The dissident who opts to stay forces the church to reconsider its identity, and for some this is a serious threat. To others, however, to recognize the fluidity of our identity is only part and parcel of our search for truth and what makes possible improvements, perfectionings. To chain ourselves with our doctrines and hope in this way to secure our identity is not the way to serve the God who creates a universe in permanent development and without limits. The dissident who offers reasons with love and patience may be the one who helps us to grow in faith. He/she should not be the one who awakens destructive passions. The young people who are baptized when they are nine and abandon us at twenty leave because they discovered that the church lives for a past of fixed ideas and identities. They wish to live for a future open to the surprises that the love of God constantly is pleased to create.
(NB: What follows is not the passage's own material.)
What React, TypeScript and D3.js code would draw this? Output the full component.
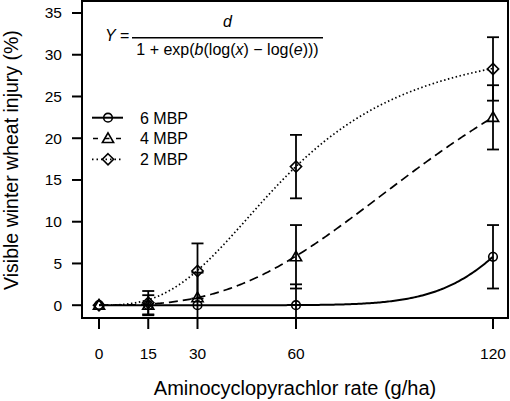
import React from "react";
import * as d3 from "d3";

// ---- data ----
const rates = [0, 15, 30, 60, 120];
const xTicks = [0, 15, 30, 60, 120];
const yTicks = [0, 5, 10, 15, 20, 25, 30, 35];

const series = ["6 MBP", "4 MBP", "2 MBP"];
const mbp6Mean = [0, 0, 0, 0, 5.8];
const mbp6Err = [0, 0, 0, 2.5, 3.8];
const mbp4Mean = [0, 0, 0.9, 5.8, 22.5];
const mbp4Err = [0, 1.2, 3.0, 3.8, 3.85];
const mbp2Mean = [0, 0.3, 4.1, 16.6, 28.3];
const mbp2Err = [0, 1.4, 3.3, 3.8, 3.8];

// log-logistic fit parameters: d, b, e
const paramD = [30, 40, 32];
const paramB = [-9, -2.9, -2.85];
const paramE = [140.6, 110, 58.4];

const W = 510;
const H = 401;
const FONT = "'Liberation Sans', Arial, Helvetica, sans-serif";

const box = { left: 82, right: 508, top: 1, bottom: 318 };
const x = d3.scaleLinear().domain([0, 120]).range([99, 493]);
const y = d3.scaleLinear().domain([0, 35]).range([305.2, 13]);

const dashes = [null, "9,5", "1.5,2.5"];

function model(i: number, v: number) {
  if (v <= 0) return 0;
  return paramD[i] / (1 + Math.exp(paramB[i] * (Math.log(v) - Math.log(paramE[i]))));
}

function Marker({ kind, cx, cy }: { kind: number; cx: number; cy: number }) {
  const common = { fill: "none", stroke: "#000", strokeWidth: 1.6 };
  if (kind === 0) return <circle cx={cx} cy={cy} r={4.3} {...common} />;
  if (kind === 1) {
    const s = 5.6;
    return (
      <path
        d={`M${cx},${cy - s} L${cx + s},${cy + s * 0.72} L${cx - s},${cy + s * 0.72} Z`}
        {...common}
      />
    );
  }
  const s = 5.6;
  return (
    <path d={`M${cx},${cy - s} L${cx + s},${cy} L${cx},${cy + s} L${cx - s},${cy} Z`} {...common} />
  );
}

export default function App() {
  const means = [mbp6Mean, mbp4Mean, mbp2Mean];
  const errs = [mbp6Err, mbp4Err, mbp2Err];
  const grid = d3.range(0, 120.01, 0.5);

  return (
    <svg width={W} height={H} style={{ position: "absolute", left: 0, top: 0 }} fontFamily={FONT}>
      <defs>
        <clipPath id="plotclip">
          <rect x={box.left} y={box.top} width={box.right - box.left} height={box.bottom - box.top} />
        </clipPath>
      </defs>
      <rect width={W} height={H} fill="#fff" />

      {/* curves */}
      <g clipPath="url(#plotclip)">
        {series.map((s, i) => {
          const gen = d3
            .line<number>()
            .x((v) => x(v))
            .y((v) => y(model(i, v)));
          return (
            <path
              key={s}
              d={gen(grid) || ""}
              fill="none"
              stroke="#000"
              strokeWidth={i === 0 ? 2 : 1.7}
              strokeDasharray={dashes[i] || undefined}
            />
          );
        })}
        {/* error bars */}
        {series.map((s, i) =>
          rates.map((r, j) => {
            const e = errs[i][j];
            if (!e) return null;
            const cx = x(r);
            const y1 = y(means[i][j] + e);
            const y2 = y(means[i][j] - e);
            return (
              <g key={s + r} stroke="#000" strokeWidth={1.8}>
                <line x1={cx} x2={cx} y1={y1} y2={y2} />
                <line x1={cx - 6} x2={cx + 6} y1={y1} y2={y1} />
                <line x1={cx - 6} x2={cx + 6} y1={y2} y2={y2} />
              </g>
            );
          })
        )}
        {/* markers */}
        {series.map((s, i) =>
          rates.map((r, j) => <Marker key={s + "m" + r} kind={i} cx={x(r)} cy={y(means[i][j])} />)
        )}
      </g>

      {/* box */}
      <rect
        x={box.left}
        y={box.top}
        width={box.right - box.left}
        height={box.bottom - box.top}
        fill="none"
        stroke="#000"
        strokeWidth={2}
      />

      {/* y axis */}
      {yTicks.map((t) => (
        <g key={"y" + t}>
          <line x1={72} x2={box.left} y1={y(t)} y2={y(t)} stroke="#000" strokeWidth={2} />
          <text x={62} y={y(t) + 5.3} textAnchor="end" fontSize={15.5}>
            {t}
          </text>
        </g>
      ))}
      {/* x axis */}
      {xTicks.map((t) => (
        <g key={"x" + t}>
          <line x1={x(t)} x2={x(t)} y1={box.bottom} y2={329} stroke="#000" strokeWidth={2} />
          <text x={x(t)} y={358.5} textAnchor="middle" fontSize={15.5}>
            {t}
          </text>
        </g>
      ))}

      <text x={295} y={394.5} textAnchor="middle" fontSize={20}>
        Aminocyclopyrachlor rate (g/ha)
      </text>
      <text transform="translate(17.5,160) rotate(-90)" textAnchor="middle" fontSize={19.5}>
        Visible winter wheat injury (%)
      </text>

      {/* legend */}
      {series.map((s, i) => {
        const ly = 117.7 + i * 20.8;
        return (
          <g key={"leg" + s}>
            <line
              x1={92}
              x2={123}
              y1={ly}
              y2={ly}
              stroke="#000"
              strokeWidth={i === 0 ? 2 : 1.7}
              strokeDasharray={i === 1 ? "5,6.5" : i === 2 ? "1.5,3" : undefined}
              strokeDashoffset={i === 1 ? -1 : 0}
            />
            <Marker kind={i} cx={108} cy={ly} />
            <text x={140} y={ly + 5.8} fontSize={16}>
              {s}
            </text>
          </g>
        );
      })}

      {/* formula */}
      <g fontSize={16}>
        <text x={105} y={41}>
          <tspan fontStyle="italic">Y</tspan>
          <tspan> =</tspan>
        </text>
        <line x1={132} x2={323} y1={37.7} y2={37.7} stroke="#000" strokeWidth={1.5} />
        <text x={227.5} y={27} textAnchor="middle" fontStyle="italic">
          d
        </text>
        <text x={227.5} y={55} textAnchor="middle">
          <tspan>1 + exp(</tspan>
          <tspan fontStyle="italic">b</tspan>
          <tspan>(log(</tspan>
          <tspan fontStyle="italic">x</tspan>
          <tspan>) − log(</tspan>
          <tspan fontStyle="italic">e</tspan>
          <tspan>)))</tspan>
        </text>
      </g>
    </svg>
  );
}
When I was a student at the Adventist Theological Seminary in Takoma Park, 1956–58, quite often Dr. Edward Heppenstall would come to class late because he had been detained at inquisitorial meetings with the administrators of the General Conference at the building next door. He had been forced to defend himself from accusations leveled against him by some of my fellow students. Heppenstall was the voice crying in the wilderness who taught us about the love of God and righteousness by faith, rather than perfectionism, the investigative judgment, the wrath of God, and apocalyptic cosmic battles. Thank God he decided to stay and teach us the everlasting gospel.

Herold Weiss is a professor emeritus at Saint Mary’s College, Notre Dame, Indiana. For twenty years, he was an affiliate professor of New Testament at Northern Seminary, in a western Chicago suburb. He is the author of A Day of Gladness: The Sabbath Among Jews and Christians in Antiquity.